Most young people worry more about money than their parents did twenty years ago. They try to spend less and save more. They want to be able to get homes of their own one day.

For some, the answer to unemployment is to leave home and look for work in one of Britain's big cities. Every day hundreds of young people arrive in London from other parts of Britain, looking for jobs. Some find work, and stay. Others don't find it, and go home again, or join the many unemployed in London. There used to be one kind of teenage fashion, one style, one top pop group. Then, the girls all wore mini-skirts and everyone danced to the music of the Beatles and the Rolling Stones. But now an eight­een-year-old might be a punk, with green hair and chains round his legs, or a skin head, with short, short hair and right wing politics, or “rasta”, with long uncombed hair and a love for Africa. There's a lot of different mu­sic around too. There's reggae, the West Indian sound, there's rock, there's heavy metal, country and western, and disco. All these kinds of music are played by different groups and listened to by different fans.

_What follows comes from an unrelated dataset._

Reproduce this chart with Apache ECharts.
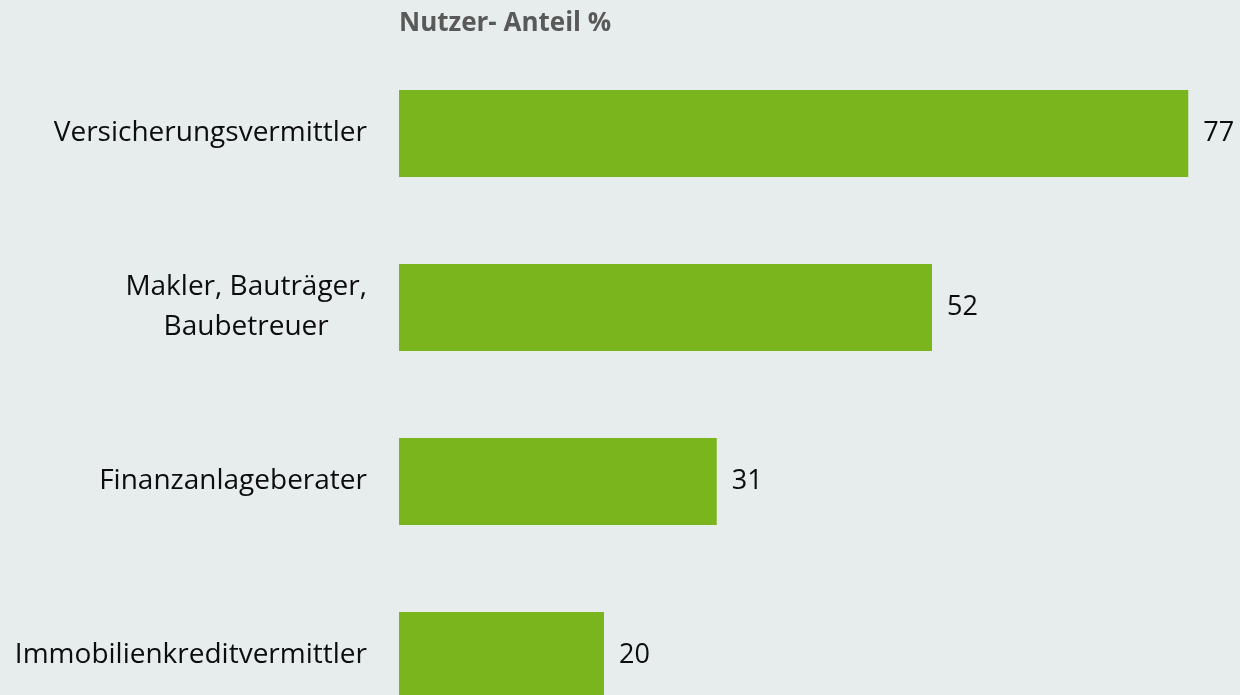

When you read the newspapers and watch the news on television, it's easy to get the idea that British young people are all unemployed, angry and in trouble. But that's not true. Three quarters of them do more or less what their parents did. They do their best at school, find some kind of work in the end, and get married in their early twenties. They get on well with their parents, and enjoy family life. They eat fish and chips, watch football on TV, go to the pub, and like reading about pop stars. After all, if they didn't, they wouldn't be British, would they?

Practice:

  1. Answer the following questions:

1. What is the difference between the life of today's teenagers and their par­ents when they were in their teens?

2. What do teachers say about today’s students?

3. What problems do teens have today? Is it difficult to solve them?

4. What are the trends of today’s youth fashion in clothes, music, ways of life?

5. How does the mass media describe the young generation?

6. What is the author’s attitude to the young people?